I know what you mean, Hastur. As a gay man in his mid-30s (smack dab in the middle, to be precise), I have no use for Barbra, Judy, et al. (Well, like you, maybe Bette Midler.)

My partner of 8 years and I are anything but stereotypical gays, at least in our eyes. We’re not hip to the latest trendy fashions. We don’t hang out in the hot gay nightspots. We don’t march in or even attend the Pride parades.

We listen to country, adult alternative, and modern rock music, but haven’t got a clue about the latest dance music scene. We follow football, hockey, and baseball. [Homer voice on]Mmmmm…guys in baseball uniforms…[Homer voice off]. We have a deep interest in history and travel, and try to combine the two when we can.

About the only thing that’s stereotypical gay about us is that he enjoys decorating for Christmas and Halloween, and I have a few Broadway musical soundtracks in my CD collection that I can sing along with on every song.

I hope that some day people will stop pigeon-holing us into some preconceived idea of what being gay means. And by people, I mean both straights and gays.

Of course it was TIC, but I still must insist that, IMO, Streisand is one funny looking girl who cannot act for SHIT! As far as I can tell, not having listened to her music really, she is reputed to be a good singer. But I have been forced to watch her movies, and I just cannot stand them. I’m no looker either, but she has got a wacked out face crowned by that celestial joke of a nose, and she has an acting style snort which, well, it grates like concrete in a blender. I have no idea why she became a gay icon. I did like my theory tho.
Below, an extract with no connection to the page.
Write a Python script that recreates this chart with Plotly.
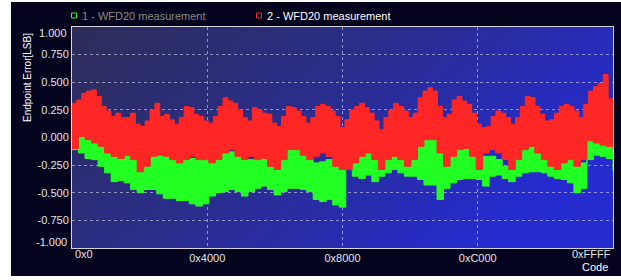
import base64
import numpy as np
import plotly.graph_objects as go

# ---------------- data ----------------
series_names = ["1 - WFD20 measurement", "2 - WFD20 measurement"]
series_colors = ["#22ff22", "#ff2626"]

x_tick_codes = [0x0, 0x4000, 0x8000, 0xC000, 0xFFFF]
x_tick_labels = ["0x0", "0x4000", "0x8000", "0xC000", "0xFFFF"]
y_tick_vals = [-1.0, -0.75, -0.5, -0.25, 0.0, 0.25, 0.5, 0.75, 1.0]
y_tick_labels = ["-1.000", "-0.750", "-0.500", "-0.250", "0.000", "0.250", "0.500", "0.750", "1.000"]

# series 2 (red) envelope
red_upper = [0.31, 0.34, 0.40, 0.42, 0.43, 0.37, 0.28, 0.24, 0.19, 0.22, 0.18, 0.18, 0.22, 0.12,
             0.10, 0.15, 0.25, 0.31, 0.19, 0.21, 0.16, 0.12, 0.18, 0.28, 0.27, 0.21, 0.19, 0.15,
             0.13, 0.19, 0.28, 0.36, 0.33, 0.31, 0.25, 0.18, 0.15, 0.27, 0.25, 0.22, 0.21, 0.13,
             0.10, 0.19, 0.28, 0.27, 0.24, 0.19, 0.13, 0.18, 0.28, 0.30, 0.28, 0.24, 0.19, 0.09,
             0.16, 0.25, 0.28, 0.31, 0.27, 0.22, 0.15, 0.07, 0.18, 0.25, 0.31, 0.28, 0.24, 0.18,
             0.22, 0.36, 0.42, 0.45, 0.42, 0.28, 0.18, 0.21, 0.34, 0.37, 0.33, 0.30, 0.22, 0.12,
             0.09, 0.10, 0.19, 0.24, 0.22, 0.18, 0.12, 0.18, 0.28, 0.37, 0.36, 0.28, 0.21, 0.15,
             0.16, 0.22, 0.28, 0.30, 0.28, 0.24, 0.18, 0.30, 0.42, 0.46, 0.49, 0.57, 0.35, 0.18]
red_lower = [-0.10, 0.01, -0.02, -0.05, -0.08, -0.14, -0.17, -0.19, -0.16, -0.20, -0.31,
             -0.26, -0.17, -0.16, -0.17, -0.20, -0.23, -0.20, -0.17, -0.20, -0.20,
             -0.23, -0.20, -0.14, -0.11, -0.17, -0.20, -0.17, -0.20, -0.19, -0.26, -0.29,
             -0.20, -0.11, -0.11, -0.16, -0.20, -0.17, -0.14, -0.17, -0.26, -0.29,
             -0.29, -0.23, -0.17, -0.14, -0.20, -0.29, -0.20, -0.17, -0.20, -0.26, -0.20,
             -0.08, -0.02, -0.02, -0.14, -0.26, -0.17, -0.11, -0.10, -0.17, -0.29,
             -0.14, -0.11, -0.14, -0.20, -0.29, -0.20, -0.11, -0.08, -0.14, -0.20, -0.26,
             -0.29, -0.23, -0.20, -0.26, -0.20, -0.03, -0.05, -0.07, -0.08, -0.12]

# series 1 (green) envelope
green_upper = [-0.07, 0.05, 0.05, 0.02, -0.05, -0.11, -0.14, -0.11, -0.14, -0.17, -0.26,
               -0.20, -0.11, -0.14, -0.17, -0.20, -0.20, -0.17, -0.19, -0.20, -0.20,
               -0.20, -0.17, -0.11, -0.13, -0.16, -0.20, -0.20, -0.16, -0.17, -0.23, -0.26,
               -0.20, -0.11, -0.08, -0.14, -0.20, -0.23, -0.22, -0.20, -0.26, -0.29,
               -0.26, -0.11, -0.08, -0.11, -0.20, -0.26, -0.17, -0.08, -0.11, -0.17, -0.14,
               -0.02, 0.01, -0.02, -0.11, -0.23, -0.08, -0.05, -0.05, -0.08, -0.20,
               -0.17, -0.17, -0.20, -0.26, -0.26, -0.17, -0.05, -0.02, -0.08, -0.17, -0.20,
               -0.14, -0.08, -0.14, -0.26, -0.23, 0.04, 0.05, 0.01, 0.02, -0.08]
green_lower = [-0.11, -0.14, -0.19, -0.20, -0.26, -0.32, -0.40, -0.39, -0.41, -0.47, -0.50,
               -0.47, -0.47, -0.51, -0.55, -0.55, -0.57, -0.57, -0.60, -0.62, -0.60,
               -0.53, -0.50, -0.49, -0.47, -0.49, -0.53, -0.49, -0.46, -0.44, -0.47, -0.52,
               -0.49, -0.46, -0.46, -0.47, -0.49, -0.56, -0.58, -0.56, -0.61, -0.63,
               -0.29, -0.35, -0.37, -0.34, -0.40, -0.35, -0.32, -0.29, -0.32, -0.35, -0.35,
               -0.38, -0.43, -0.43, -0.56, -0.46, -0.41, -0.38, -0.37, -0.37, -0.38,
               -0.44, -0.35, -0.34, -0.37, -0.40, -0.35, -0.32, -0.31, -0.31, -0.32, -0.35,
               -0.37, -0.38, -0.41, -0.50, -0.46, -0.20, -0.16, -0.17, -0.19, -0.30]

code_max = 0xFFFF

# ---------------- layout geometry helpers ----------------
W, H = 621, 280
L, R, T, B = 72, 8, 27, 32
PW, PH = W - L - R, H - T - B


def px(x):
    return (x - L) / PW


def py(y):
    return (H - B - y) / PH


def codes(n):
    return np.linspace(0, code_max, n)


fig = go.Figure()

envelopes = [(green_lower, green_upper), (red_lower, red_upper)]
for i, (lo, hi) in enumerate(envelopes):
    c = series_colors[i]
    fig.add_trace(go.Scatter(x=codes(len(lo)), y=lo, mode="lines", line=dict(color=c, width=1, shape="hv"),
                             showlegend=False, hoverinfo="skip"))
    fig.add_trace(go.Scatter(x=codes(len(hi)), y=hi, mode="lines", line=dict(color=c, width=1, shape="hv"),
                             fill="tonexty", fillcolor=c, showlegend=False, name=series_names[i]))

# gradient plot background as an inline SVG image
svg = ('<svg xmlns="http://www.w3.org/2000/svg" width="541" height="221" preserveAspectRatio="none">'
       '<defs><linearGradient id="g" x1="0" y1="0" x2="1" y2="0.45">'
       '<stop offset="0" stop-color="#2d2d58"/><stop offset="0.5" stop-color="#2a2d8c"/>'
       '<stop offset="1" stop-color="#252bcf"/></linearGradient></defs>'
       '<rect width="541" height="221" fill="url(#g)"/></svg>')
src = "data:image/svg+xml;base64," + base64.b64encode(svg.encode()).decode()

grid = dict(showgrid=True, gridcolor="rgba(215,215,240,0.6)", griddash="dot", gridwidth=1,
            zeroline=False, showline=True, mirror=True, linecolor="#d4d4dc", linewidth=1,
            ticks="", tickfont=dict(family="Liberation Sans, Arial", size=11, color="#e4e4e4"))

fig.update_layout(
    width=W, height=H,
    margin=dict(l=L, r=R, t=T, b=B),
    paper_bgcolor="#03031d",
    plot_bgcolor="#2a2d80",
    showlegend=False,
    xaxis=dict(range=[0, code_max], tickvals=x_tick_codes[1:-1], ticktext=x_tick_labels[1:-1], **grid),
    yaxis=dict(range=[-1, 1], tickvals=y_tick_vals,
               ticktext=[""] + y_tick_labels[1:-1] + [""], **grid),
    images=[dict(source=src, xref="paper", yref="paper", x=0, y=1, sizex=1, sizey=1,
                 xanchor="left", yanchor="top", sizing="stretch", layer="below")],
)

font = dict(family="Liberation Sans, Arial", size=11, color="#e4e4e4")
ann = []
# end tick labels, pulled inside like the original
ann.append(dict(x=px(73), y=py(254), text=x_tick_labels[0], xanchor="left", yanchor="middle"))
ann.append(dict(x=px(613), y=py(254), text=x_tick_labels[-1], xanchor="right", yanchor="middle"))
ann.append(dict(x=px(69), y=py(33), text=y_tick_labels[-1], xanchor="right", yanchor="middle"))
ann.append(dict(x=px(69), y=py(242), text=y_tick_labels[0], xanchor="right", yanchor="middle"))
# axis titles
ann.append(dict(x=px(610), y=py(267), text="Code", xanchor="right", yanchor="middle",
                font=dict(family="Liberation Sans, Arial", size=11, color="#ffffff")))
ann.append(dict(x=px(27), y=py(78), text="Endpoint Error[LSB]", textangle=-90, xanchor="center",
                yanchor="middle", font=dict(family="Liberation Sans, Arial", size=10, color="#ffffff")))
# legend
legend_text_colors = ["#8a8a8a", "#ffffff"]
legend_sym_x = [74, 259]
for i, name in enumerate(series_names):
    ann.append(dict(x=px(legend_sym_x[i] + 6), y=py(16), text=name, xanchor="left", yanchor="middle",
                    font=dict(family="Liberation Sans, Arial", size=11, color=legend_text_colors[i])))
for a in ann:
    a.setdefault("font", font)
    a.update(xref="paper", yref="paper", showarrow=False)
fig.update_layout(annotations=ann)

shapes = []
for i in range(2):
    cx = legend_sym_x[i]
    shapes.append(dict(type="rect", xref="paper", yref="paper", x0=px(cx - 2.5), x1=px(cx + 2.5),
                       y0=py(18), y1=py(13), line=dict(color=series_colors[i], width=1)))
# white page margins around the dark panel
for (x0, x1, y0, y1) in [(0, 11, 0, 280), (0, 621, 0, 2), (0, 621, 276, 280)]:
    shapes.append(dict(type="rect", xref="paper", yref="paper", x0=px(x0), x1=px(x1), y0=py(y1), y1=py(y0),
                       fillcolor="#ffffff", line=dict(width=0), layer="below"))
fig.update_layout(shapes=shapes)

fig.write_html("out.html", config={"displayModeBar": False},
               post_script="document.body.style.margin='0';document.body.style.overflow='hidden';")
And GLWasteful, you are NOT supposed to listen to Britney. You are supposed to play her CD and think horrible pedophile thoughts while flipping through the liner pictures. Then “punish” yourself for thinking bad thoughts.

Spider:

Eh, maybe. But I don’t even much care for the thought of her. And spending money to lay hands on liner pictures? I would rather purchase another copy of the Cabaret soundtrack. Mayhap that’s just me, though.

Waste
Flick Lives!

Funny Girl? Is that the one with Omar Sharif?
I’m a straight female who has a thing for Doctor Zhivago…yummy!

I concur. During last night’s forced viewing of Funny Girl, I thought Omar looked hot. My female friend who was making me watch it thought I was nuts.

As I was tired when I began this thread last night, I have to point out… it isn’t that I’m wondering why some gay men like Judy, Liza with a Z, or Barbra… It is a wondering of why heterosexuals think gay men MUST love these silly, pathetic bitches.

I must admit though… I think Barbra is pretty and don’t understand why her looks are so maligned… But. I don’t want to get off topic.

[QUOTE]
*Originally posted by Hastur *
**

The answer to that question, insofar is there is one, has nothing to do with gay or straight or Barbra or Liza. Why do people stereotype at all? Most of Barbra’s and Liza’s audiences are gay men, and the stereotype is extrapolated to all gay men.

More to the point, though, why did you post this in the pit? Were you saying, in effect, “Stop stereotyping me, you narrowminded breeders!” Or were you in fact really asking for an explanation? If so, then this thread has no business in the pit, IMHO.